04/11/2009 03:39 GMT | Updated 22/05/2015 06:12 BST

How To Create A Vintage Nursery On A Budget

This week we're joined by guest blogger, Alison, who shares her top vintage decorating tips...

To create a nursery with a vintage feel, it can be hard to know where to start. The shops are brimming with beautiful things but maybe you don't want what everyone else has got.

You can also easily spend a fortune; Sarah Jessica Parker reportedly shelled out £11,000 on her nursery for her twins including these cribs (right) complete with Louis XIV bedding.

Here's how to make a vintage style nursery for a fraction of the cost without it looking like a load of jumble sale rubbish. Themes

To stop it looking like a mishmash, picking a theme can help. It could be cowboys or robots, old fashioned fairies or woodland creatures. Your chosen theme could feature in pictures, fabrics, ornaments – the choice is endless. My daughter's nursery is based around deer – vintage deer candles on the mantelpiece, some framed prints, printed fabric, a Decal on the wall.

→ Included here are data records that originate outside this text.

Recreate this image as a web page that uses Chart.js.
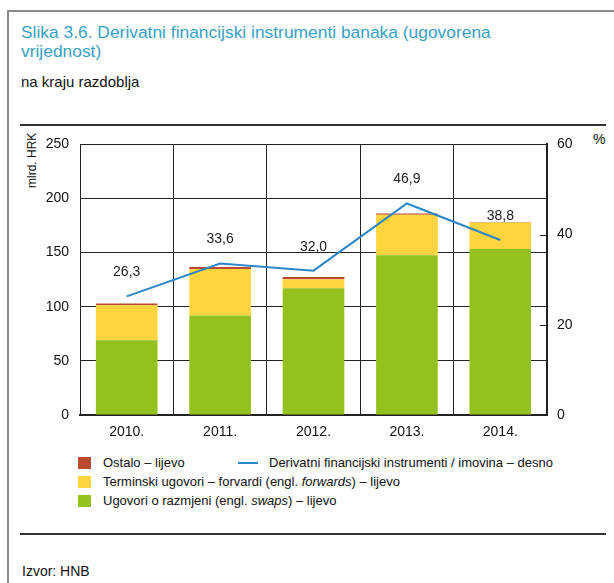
<!DOCTYPE html>
<html>
<head>
<meta charset="utf-8">
<script src="https://cdn.jsdelivr.net/npm/chart.js@4"></script>
<style>
    body { margin: 0; background: #fff; font-family: "Liberation Sans", Arial, sans-serif; }
    #okvir { position: relative; width: 614px; height: 583px; overflow: hidden; }
    .rub-gore { position: absolute; left: 7px; top: 10px; width: 607px; height: 2px; background: #8a8a8a; }
    .rub-lijevo { position: absolute; left: 7px; top: 10px; width: 2px; height: 573px; background: #8a8a8a; }
    .naslov { position: absolute; left: 21px; top: 23px; width: 485px; color: #3aa1c6; font-size: 17.4px; line-height: 19px; }
    .podnaslov { position: absolute; left: 21px; top: 73px; font-size: 15px; color: #111; }
    .crta { position: absolute; left: 20px; width: 586px; height: 2px; background: #333; }
    .os-naslov { position: absolute; left: 25px; top: 188px; font-size: 12px; color: #111; transform: rotate(-90deg); transform-origin: left top; white-space: nowrap; }
    .posto { position: absolute; left: 593px; top: 131px; font-size: 14px; color: #111; }
    #grafWrap { position: absolute; left: 0; top: 125px; width: 614px; height: 325px; }
    #legenda { position: absolute; left: 78px; top: 455px; font-size: 13px; color: #111; }
    .stavka { position: absolute; white-space: nowrap; display: flex; align-items: center; }
    .kvadrat { width: 13px; height: 12px; margin-right: 12px; }
    .linija { width: 20px; height: 2px; margin-right: 11px; }
    .izvor { position: absolute; left: 22px; top: 563px; font-size: 14px; color: #111; }
</style>
</head>
<body>
<div id="okvir">
    <div class="rub-gore"></div>
    <div class="rub-lijevo"></div>
    <div class="naslov">Slika 3.6. Derivatni financijski instrumenti banaka (ugovorena vrijednost)</div>
    <div class="podnaslov">na kraju razdoblja</div>
    <div class="crta" style="top:124px"></div>
    <div class="os-naslov">mlrd. HRK</div>
    <div class="posto">%</div>
    <div id="grafWrap"><canvas id="grafikon"></canvas></div>
    <div id="legenda"></div>
    <div class="crta" style="top:533px"></div>
    <div class="izvor">Izvor: HNB</div>
</div>
<script>
// podaci
const godine = ['2010.', '2011.', '2012.', '2013.', '2014.'];
const ugovoriRazmjena = [69, 92, 117, 147.5, 153.3];
const terminskiUgovori = [32.5, 43, 8.5, 37.5, 24.5];
const ostalo = [1.5, 1.7, 2, 1.2, 0.5];
const derivatiImovina = [26.3, 33.6, 32.0, 46.9, 38.8];
const lijeviTicks = [0, 50, 100, 150, 200, 250];
const desniTicks = [0, 20, 40, 60];

const boje = {
    razmjena: '#95c11f',
    terminski: '#fed43f',
    ostalo: '#b94a31',
    linija: '#2b87c8'
};

const fontOs = { family: '"Liberation Sans", Arial, sans-serif', size: 14 };

// oznake vrijednosti iznad linije i unutarnje crtice na desnoj osi
const dodatak = {
    id: 'dodatak',
    afterDatasetsDraw(chart) {
        const ctx = chart.ctx;
        const meta = chart.getDatasetMeta(0);
        ctx.save();
        ctx.font = '14px "Liberation Sans", Arial, sans-serif';
        ctx.fillStyle = '#222';
        ctx.textAlign = 'center';
        ctx.textBaseline = 'bottom';
        meta.data.forEach((p, i) => {
            ctx.fillText(derivatiImovina[i].toFixed(1).replace('.', ','), p.x, p.y - 17);
        });
        const y1 = chart.scales.y1;
        const area = chart.chartArea;
        ctx.strokeStyle = '#222';
        ctx.lineWidth = 1;
        desniTicks.forEach(v => {
            const y = Math.round(y1.getPixelForValue(v)) + 0.5;
            ctx.beginPath();
            ctx.moveTo(area.right - 7, y);
            ctx.lineTo(area.right, y);
            ctx.stroke();
        });
        ctx.restore();
    }
};

const ctx = document.getElementById('grafikon').getContext('2d');
const grafikon = new Chart(ctx, {
    data: {
        labels: godine,
        datasets: [
            {
                type: 'line',
                label: 'Derivatni financijski instrumenti / imovina – desno',
                data: derivatiImovina,
                yAxisID: 'y1',
                borderColor: boje.linija,
                borderWidth: 2,
                pointRadius: 0,
                tension: 0,
                order: 0
            },
            {
                type: 'bar',
                label: 'Ugovori o razmjeni (engl. <i>swaps</i>) – lijevo',
                data: ugovoriRazmjena,
                backgroundColor: boje.razmjena,
                stack: 's',
                order: 1
            },
            {
                type: 'bar',
                label: 'Terminski ugovori –  forvardi (engl. <i>forwards</i>) – lijevo',
                data: terminskiUgovori,
                backgroundColor: boje.terminski,
                stack: 's',
                order: 1
            },
            {
                type: 'bar',
                label: 'Ostalo – lijevo',
                data: ostalo,
                backgroundColor: boje.ostalo,
                stack: 's',
                order: 1
            }
        ]
    },
    options: {
        responsive: true,
        maintainAspectRatio: false,
        animation: false,
        categoryPercentage: 0.66,
        barPercentage: 1,
        layout: { padding: { top: 14, left: 0, right: 0, bottom: 0 } },
        plugins: {
            legend: { display: false },
            tooltip: { enabled: false }
        },
        scales: {
            x: {
                stacked: true,
                offset: true,
                grid: { offset: true, color: '#222', lineWidth: 1, drawTicks: false },
                border: { color: '#222', width: 2 },
                ticks: { color: '#111', font: fontOs, padding: 9 },
                afterFit(scale) { scale.height = 35; }
            },
            y: {
                stacked: true,
                position: 'left',
                min: 0,
                max: 250,
                afterBuildTicks(scale) { scale.ticks = lijeviTicks.map(v => ({ value: v })); },
                grid: { color: '#222', lineWidth: 1, drawTicks: false },
                border: { color: '#222', width: 1 },
                ticks: { color: '#111', font: fontOs, padding: 11 },
                afterFit(scale) { scale.width = 80; }
            },
            y1: {
                position: 'right',
                min: 0,
                max: 60,
                afterBuildTicks(scale) { scale.ticks = desniTicks.map(v => ({ value: v })); },
                grid: { drawOnChartArea: false, drawTicks: false },
                border: { color: '#222', width: 2 },
                ticks: { color: '#111', font: fontOs, padding: 10 },
                afterFit(scale) { scale.width = 67; }
            }
        }
    },
    plugins: [dodatak]
});

// legenda
const legenda = document.getElementById('legenda');
const stavke = [
    { ds: 3, x: 0, y: 0, vrsta: 'kvadrat' },
    { ds: 0, x: 160, y: 0, vrsta: 'linija' },
    { ds: 2, x: 0, y: 19, vrsta: 'kvadrat' },
    { ds: 1, x: 0, y: 38, vrsta: 'kvadrat' }
];
stavke.forEach(s => {
    const ds = grafikon.data.datasets[s.ds];
    const el = document.createElement('div');
    el.className = 'stavka';
    el.style.left = s.x + 'px';
    el.style.top = s.y + 'px';
    const boja = ds.type === 'line' ? ds.borderColor : ds.backgroundColor;
    el.innerHTML = `<span class="${s.vrsta}" style="background:${boja}"></span><span>${ds.label}</span>`;
    legenda.appendChild(el);
});
</script>
</body>
</html>
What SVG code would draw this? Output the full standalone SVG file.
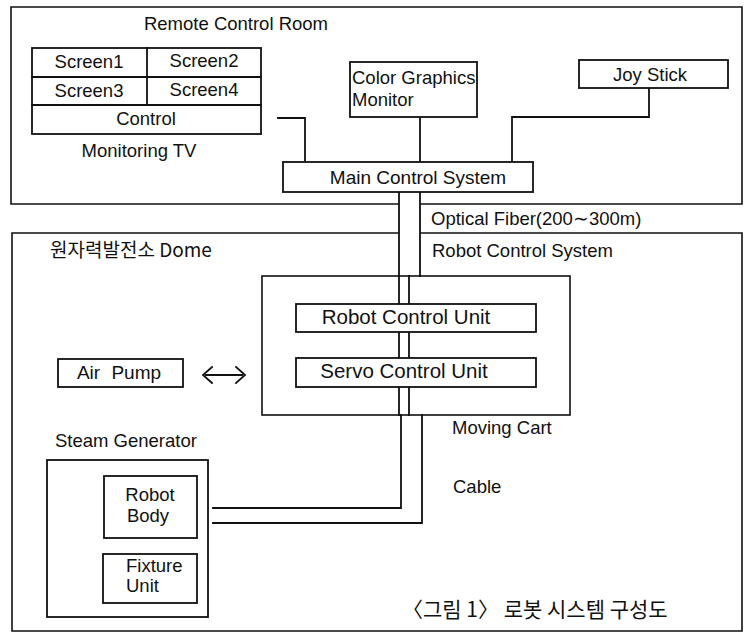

Alternatively, you may have a favourite item that you could base the room around. It could give you the idea for a colour scheme or become the focal point.

The Essentials

When it comes to the essentials – the cot, the changing station etc, it is not recommended to buy second hand cots and, of course, never mattresses. Family heirlooms may not come up to EU regulations for the width of cot bars and the bars themselves may have lead paint – not ideal for gnawing. Purpose –built changing tables rather than a chest of drawers work best as they are already at the correct height and width. For other storage you could sand down an inexpensive piece of furniture and paint it in a muted shade.

Find some enamel pails or baskets lined with fabric to contain the nappies, lotions and other paraphernalia.

Picture Ideas

* Carefully cut a black and white plate from an old picture book and hand tint it using watercolours before framing. This is surprisingly easy and effective.

* Look out for vintage style pictures like this one from Belle & Boo.

* Frame their first shoes or outfit. Use a chunky frame with depth. IKEA have a good selection.

* Make an alphabet poster with vintage style rubber alphabet stamps or frame some vintage stamps (keeping to your theme) on a white mount

* If you have any small wooden blocks, with or without letters, try glue gunning them round a simple square mirror.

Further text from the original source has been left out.